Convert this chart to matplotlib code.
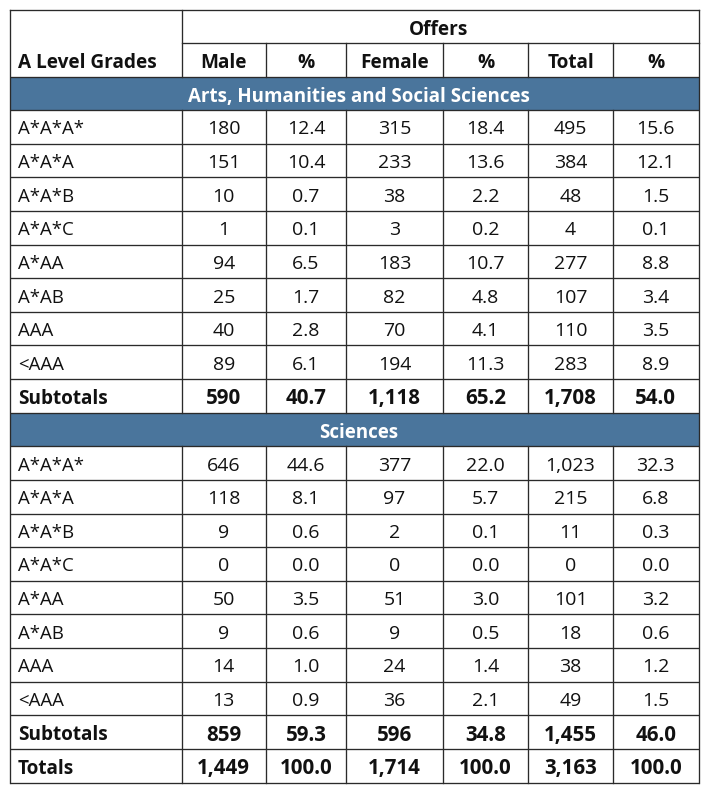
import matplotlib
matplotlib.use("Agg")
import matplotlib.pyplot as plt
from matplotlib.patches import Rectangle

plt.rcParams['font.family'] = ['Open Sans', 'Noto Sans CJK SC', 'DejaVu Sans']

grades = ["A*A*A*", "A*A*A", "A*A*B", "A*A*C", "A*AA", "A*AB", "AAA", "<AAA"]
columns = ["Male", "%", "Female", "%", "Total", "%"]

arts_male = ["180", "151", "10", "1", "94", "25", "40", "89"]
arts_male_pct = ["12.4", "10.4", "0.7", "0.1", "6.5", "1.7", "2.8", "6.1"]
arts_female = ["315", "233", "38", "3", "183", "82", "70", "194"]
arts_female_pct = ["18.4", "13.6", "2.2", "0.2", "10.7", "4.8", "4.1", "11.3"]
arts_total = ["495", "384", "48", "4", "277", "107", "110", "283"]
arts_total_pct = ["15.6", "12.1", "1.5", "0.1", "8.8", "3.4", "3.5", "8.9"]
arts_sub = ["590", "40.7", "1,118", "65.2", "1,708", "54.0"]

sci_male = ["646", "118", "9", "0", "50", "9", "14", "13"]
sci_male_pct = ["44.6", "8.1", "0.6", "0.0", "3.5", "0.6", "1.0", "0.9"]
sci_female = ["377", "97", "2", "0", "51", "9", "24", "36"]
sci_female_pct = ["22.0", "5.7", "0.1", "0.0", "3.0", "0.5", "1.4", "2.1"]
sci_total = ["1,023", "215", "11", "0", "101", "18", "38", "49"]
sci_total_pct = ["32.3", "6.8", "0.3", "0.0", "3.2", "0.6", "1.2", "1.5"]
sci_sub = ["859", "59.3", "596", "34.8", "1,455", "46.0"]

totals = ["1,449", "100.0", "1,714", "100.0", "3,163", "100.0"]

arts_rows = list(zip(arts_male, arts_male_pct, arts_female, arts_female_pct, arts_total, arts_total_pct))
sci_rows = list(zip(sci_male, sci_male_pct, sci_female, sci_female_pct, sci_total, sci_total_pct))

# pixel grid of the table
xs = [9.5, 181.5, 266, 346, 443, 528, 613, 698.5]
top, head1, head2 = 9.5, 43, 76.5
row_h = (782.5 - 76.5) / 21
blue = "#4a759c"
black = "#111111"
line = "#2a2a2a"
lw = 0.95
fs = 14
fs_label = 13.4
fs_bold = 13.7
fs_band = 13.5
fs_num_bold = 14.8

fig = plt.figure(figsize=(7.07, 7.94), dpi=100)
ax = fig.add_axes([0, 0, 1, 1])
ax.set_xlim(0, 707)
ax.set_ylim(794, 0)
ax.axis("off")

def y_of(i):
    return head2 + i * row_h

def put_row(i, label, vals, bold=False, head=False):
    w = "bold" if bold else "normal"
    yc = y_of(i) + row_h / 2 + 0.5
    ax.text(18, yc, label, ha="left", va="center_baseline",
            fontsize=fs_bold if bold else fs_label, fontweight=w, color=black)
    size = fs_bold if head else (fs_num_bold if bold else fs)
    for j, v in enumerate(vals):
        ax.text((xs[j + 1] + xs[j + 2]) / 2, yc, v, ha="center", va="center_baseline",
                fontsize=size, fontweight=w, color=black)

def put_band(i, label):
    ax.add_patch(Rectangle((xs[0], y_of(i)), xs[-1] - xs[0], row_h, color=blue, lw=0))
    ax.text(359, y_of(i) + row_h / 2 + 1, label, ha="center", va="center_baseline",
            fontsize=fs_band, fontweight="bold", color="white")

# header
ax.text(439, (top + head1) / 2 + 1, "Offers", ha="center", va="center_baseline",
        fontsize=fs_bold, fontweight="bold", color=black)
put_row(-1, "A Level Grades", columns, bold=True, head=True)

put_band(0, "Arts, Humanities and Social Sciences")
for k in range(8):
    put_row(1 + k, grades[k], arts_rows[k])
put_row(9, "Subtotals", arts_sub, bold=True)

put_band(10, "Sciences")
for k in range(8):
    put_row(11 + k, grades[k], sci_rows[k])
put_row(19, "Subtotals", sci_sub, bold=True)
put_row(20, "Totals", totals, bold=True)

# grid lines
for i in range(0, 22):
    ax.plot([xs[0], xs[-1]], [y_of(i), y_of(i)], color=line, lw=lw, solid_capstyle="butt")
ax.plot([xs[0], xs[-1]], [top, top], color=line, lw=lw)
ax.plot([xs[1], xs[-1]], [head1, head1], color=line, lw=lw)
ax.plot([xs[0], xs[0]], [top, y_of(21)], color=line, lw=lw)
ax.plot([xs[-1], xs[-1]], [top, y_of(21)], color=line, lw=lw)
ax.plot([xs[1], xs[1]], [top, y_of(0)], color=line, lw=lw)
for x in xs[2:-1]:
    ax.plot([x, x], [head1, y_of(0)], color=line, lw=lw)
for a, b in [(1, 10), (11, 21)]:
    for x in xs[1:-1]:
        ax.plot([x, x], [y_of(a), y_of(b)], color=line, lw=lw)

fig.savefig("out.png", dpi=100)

TASK DETAILS:
Reproduce the whole listing exactly, but not the images in it.

PROBLEM SOLUTION:
Convert this chart to matplotlib code.
import matplotlib
matplotlib.use("Agg")
import matplotlib.pyplot as plt
from matplotlib.patches import Rectangle

plt.rcParams['font.family'] = ['Open Sans', 'Noto Sans CJK SC', 'DejaVu Sans']

grades = ["A*A*A*", "A*A*A", "A*A*B", "A*A*C", "A*AA", "A*AB", "AAA", "<AAA"]
columns = ["Male", "%", "Female", "%", "Total", "%"]

arts_male = ["180", "151", "10", "1", "94", "25", "40", "89"]
arts_male_pct = ["12.4", "10.4", "0.7", "0.1", "6.5", "1.7", "2.8", "6.1"]
arts_female = ["315", "233", "38", "3", "183", "82", "70", "194"]
arts_female_pct = ["18.4", "13.6", "2.2", "0.2", "10.7", "4.8", "4.1", "11.3"]
arts_total = ["495", "384", "48", "4", "277", "107", "110", "283"]
arts_total_pct = ["15.6", "12.1", "1.5", "0.1", "8.8", "3.4", "3.5", "8.9"]
arts_sub = ["590", "40.7", "1,118", "65.2", "1,708", "54.0"]

sci_male = ["646", "118", "9", "0", "50", "9", "14", "13"]
sci_male_pct = ["44.6", "8.1", "0.6", "0.0", "3.5", "0.6", "1.0", "0.9"]
sci_female = ["377", "97", "2", "0", "51", "9", "24", "36"]
sci_female_pct = ["22.0", "5.7", "0.1", "0.0", "3.0", "0.5", "1.4", "2.1"]
sci_total = ["1,023", "215", "11", "0", "101", "18", "38", "49"]
sci_total_pct = ["32.3", "6.8", "0.3", "0.0", "3.2", "0.6", "1.2", "1.5"]
sci_sub = ["859", "59.3", "596", "34.8", "1,455", "46.0"]

totals = ["1,449", "100.0", "1,714", "100.0", "3,163", "100.0"]

arts_rows = list(zip(arts_male, arts_male_pct, arts_female, arts_female_pct, arts_total, arts_total_pct))
sci_rows = list(zip(sci_male, sci_male_pct, sci_female, sci_female_pct, sci_total, sci_total_pct))

# pixel grid of the table
xs = [9.5, 181.5, 266, 346, 443, 528, 613, 698.5]
top, head1, head2 = 9.5, 43, 76.5
row_h = (782.5 - 76.5) / 21
blue = "#4a759c"
black = "#111111"
line = "#2a2a2a"
lw = 0.95
fs = 14
fs_label = 13.4
fs_bold = 13.7
fs_band = 13.5
fs_num_bold = 14.8

fig = plt.figure(figsize=(7.07, 7.94), dpi=100)
ax = fig.add_axes([0, 0, 1, 1])
ax.set_xlim(0, 707)
ax.set_ylim(794, 0)
ax.axis("off")

def y_of(i):
    return head2 + i * row_h

def put_row(i, label, vals, bold=False, head=False):
    w = "bold" if bold else "normal"
    yc = y_of(i) + row_h / 2 + 0.5
    ax.text(18, yc, label, ha="left", va="center_baseline",
            fontsize=fs_bold if bold else fs_label, fontweight=w, color=black)
    size = fs_bold if head else (fs_num_bold if bold else fs)
    for j, v in enumerate(vals):
        ax.text((xs[j + 1] + xs[j + 2]) / 2, yc, v, ha="center", va="center_baseline",
                fontsize=size, fontweight=w, color=black)

def put_band(i, label):
    ax.add_patch(Rectangle((xs[0], y_of(i)), xs[-1] - xs[0], row_h, color=blue, lw=0))
    ax.text(359, y_of(i) + row_h / 2 + 1, label, ha="center", va="center_baseline",
            fontsize=fs_band, fontweight="bold", color="white")

# header
ax.text(439, (top + head1) / 2 + 1, "Offers", ha="center", va="center_baseline",
        fontsize=fs_bold, fontweight="bold", color=black)
put_row(-1, "A Level Grades", columns, bold=True, head=True)

put_band(0, "Arts, Humanities and Social Sciences")
for k in range(8):
    put_row(1 + k, grades[k], arts_rows[k])
put_row(9, "Subtotals", arts_sub, bold=True)

put_band(10, "Sciences")
for k in range(8):
    put_row(11 + k, grades[k], sci_rows[k])
put_row(19, "Subtotals", sci_sub, bold=True)
put_row(20, "Totals", totals, bold=True)

# grid lines
for i in range(0, 22):
    ax.plot([xs[0], xs[-1]], [y_of(i), y_of(i)], color=line, lw=lw, solid_capstyle="butt")
ax.plot([xs[0], xs[-1]], [top, top], color=line, lw=lw)
ax.plot([xs[1], xs[-1]], [head1, head1], color=line, lw=lw)
ax.plot([xs[0], xs[0]], [top, y_of(21)], color=line, lw=lw)
ax.plot([xs[-1], xs[-1]], [top, y_of(21)], color=line, lw=lw)
ax.plot([xs[1], xs[1]], [top, y_of(0)], color=line, lw=lw)
for x in xs[2:-1]:
    ax.plot([x, x], [head1, y_of(0)], color=line, lw=lw)
for a, b in [(1, 10), (11, 21)]:
    for x in xs[1:-1]:
        ax.plot([x, x], [y_of(a), y_of(b)], color=line, lw=lw)

fig.savefig("out.png", dpi=100)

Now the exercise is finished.